Le Qatar s’est engagé à grands pas dans la voie du rattrapage des autres économies, que de nombreux pays ont expérimenté avec un relatif succès avant de connaître un essoufflement, voire des difficultés. En particulier, l’organisation d’événements sportifs de grande ampleur peut laisser la place à des déconvenues et notamment du fait de la formation de bulles immobilières. Les JO ont ainsi contribué à faire exploser les prix de l'immobilier à Pékin obligeant les autorités à prendre des mesures.

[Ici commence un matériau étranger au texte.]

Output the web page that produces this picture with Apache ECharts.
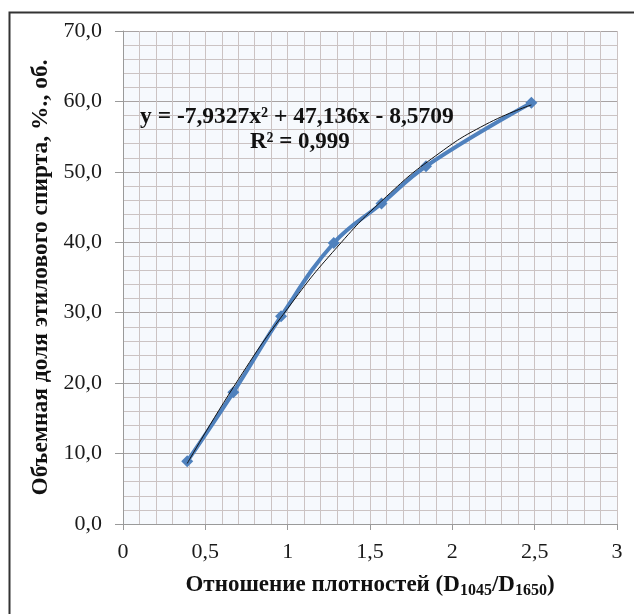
<!DOCTYPE html>
<html><head><meta charset="utf-8">
<script src="https://cdn.jsdelivr.net/npm/echarts@6/dist/echarts.min.js"></script>
<style>html,body{margin:0;padding:0;background:#fff}#c{width:634px;height:614px}</style>
</head><body><div id="c"></div>
<script>
var xValues = [0.39, 0.67, 0.96, 1.28, 1.57, 1.84, 2.48];
var yValues = [8.9, 18.7, 29.5, 39.9, 45.5, 50.8, 59.8];
var trendX = [0.39, 0.7, 1.0, 1.3, 1.6, 1.9, 2.2, 2.48];
var trendY = [8.6, 20.5, 30.6, 39.3, 46.5, 52.3, 56.7, 59.5];
var xTicks = [0, 0.5, 1, 1.5, 2, 2.5, 3];
var yTicks = [0, 10, 20, 30, 40, 50, 60, 70];
var equationText = 'y = -7,9327x² + 47,136x - 8,5709';
var r2Text = 'R² = 0,999';

var serif = '"Liberation Serif", "Times New Roman", serif';
var chart = echarts.init(document.getElementById('c'), null, {renderer: 'canvas'});
function fmtX(v){ return String(v).replace('.', ','); }
function fmtY(v){ return v.toFixed(1).replace('.', ','); }
chart.setOption({
  animation: false,
  backgroundColor: '#ffffff',
  grid: {left: 123, right: 17, top: 31, bottom: 90, show: true, backgroundColor: '#f6f9fd', borderWidth: 0},
  xAxis: {
    type: 'value', min: xTicks[0], max: xTicks[xTicks.length - 1], interval: 0.5,
    axisLine: {show: true, onZero: false, lineStyle: {color: '#9a9a9a', width: 1}},
    axisTick: {show: true, length: 6, lineStyle: {color: '#9a9a9a'}},
    minorTick: {show: false, splitNumber: 5},
    splitLine: {show: true, lineStyle: {color: '#cbc3c3', width: 1}},
    minorSplitLine: {show: true, lineStyle: {color: '#cbc3c3', width: 1}},
    axisLabel: {fontFamily: serif, fontSize: 22, color: '#1a1a1a', margin: 17, formatter: fmtX},
    name: '{b|Отношение плотностей (D}{s|1045}{b|/D}{s|1650}{b|)}',
    nameLocation: 'middle', nameGap: 48,
    nameTextStyle: {
      rich: {
        b: {fontFamily: serif, fontWeight: 'bold', fontSize: 23, color: '#111', lineHeight: 26},
        s: {fontFamily: serif, fontWeight: 'bold', fontSize: 16, color: '#111', lineHeight: 26, padding: [12, 0, 0, 0]}
      }
    }
  },
  yAxis: {
    type: 'value', min: yTicks[0], max: yTicks[yTicks.length - 1], interval: 10,
    axisLine: {show: true, lineStyle: {color: '#9a9a9a', width: 1}},
    axisTick: {show: true, length: 8, lineStyle: {color: '#9a9a9a'}},
    minorTick: {show: false, splitNumber: 5},
    splitLine: {show: true, lineStyle: {color: '#a8a3a3', width: 1}},
    minorSplitLine: {show: true, lineStyle: {color: '#cbc3c3', width: 1}},
    axisLabel: {fontFamily: serif, fontSize: 22, color: '#1a1a1a', margin: 21, formatter: fmtY},
    name: 'Объемная доля этилового спирта, %., об.',
    nameLocation: 'middle', nameGap: 70, nameRotate: 90,
    nameTextStyle: {fontFamily: serif, fontWeight: 'bold', fontSize: 23.5, color: '#111'}
  },
  series: [
    {
      type: 'line', smooth: 0.4, z: 3,
      data: xValues.map(function(x, i){ return [x, yValues[i]]; }),
      lineStyle: {color: '#4f81bd', width: 4},
      itemStyle: {color: '#4f81bd'},
      symbol: 'diamond', symbolSize: 12
    },
    {
      type: 'line', smooth: 0.5, z: 4, symbol: 'none',
      data: trendX.map(function(x, i){ return [x, trendY[i]]; }),
      lineStyle: {color: '#111', width: 1}
    }
  ],
  graphic: [
    {type: 'rect', left: 7, top: 10, z: 100, silent: true,
     shape: {x: 0, y: 0, width: 640, height: 620},
     style: {fill: 'none', stroke: '#333', lineWidth: 2}},
    {type: 'text', left: 140, top: 105, z: 100,
     style: {text: equationText, font: 'bold 23.5px ' + serif, fill: '#111'}},
    {type: 'text', left: 250, top: 131, z: 100,
     style: {text: r2Text, font: 'bold 23px ' + serif, fill: '#111'}}
  ]
});
</script></body></html>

Indicateur du prix des biens immobiliers, l'évolution du niveau des loyers montre une accélération à partir de 2010 avec un doublement du taux de croissance à +8%. Entre 2005 et 2015, l'augmentation prévue des loyers correspondra ainsi à un doublement en 10 ans. Ce risque est amplifié au Qatar par la concentration de la population à Doha qui abrite près de 50% des habitants. A la démesure de certains projets s'ajoute le manque de cohérence d'ensemble. L’image de cette modernisation à marche forcée pourrait en effet être écornée par les conditions de travail et de vie de ses principaux artisans, les travailleurs asiatiques. De plus, elle risque de bousculer les traditions du pays et être freinée par des forces plus conservatrices.
Des désillusions à venir pour les entreprises de la construction qataries
Compte tenu de l’ampleur des projets, ce sont plus les grands groupes internationaux du secteur que les sociétés qatari qui vont bénéficier de cette manne. À titre d’exemple, Vinci est actionnaire à 49% aux cotés de Qatari Diar, fond souverain du Qatar, (51%) du groupement attributaire du lot sud de la ligne rouge du métro de Doha par Qatar Rail d’un montant d'environ 1,5 milliard d'euros.
La concurrence sera vive et elle va peser sur la rentabilité des sociétés du secteur qui pourrait perdre de sa valeur à l'horizon 2020 d’autant que les coûts de production augmentent malgré le recours massif (plus de 90%) à une main d’œuvre de migrants soumise à des conditions de travail tendues comme en témoigne le nombre d’accidents. S'il existe des opportunités dans le secteur de la construction au Qatar, il s'agit vraisemblablement d'un épisode passager dont les excès pourraient alimenter des difficultés futures qui affecterait en premier lieu les 39,2% de la population active employée dans ce secteur.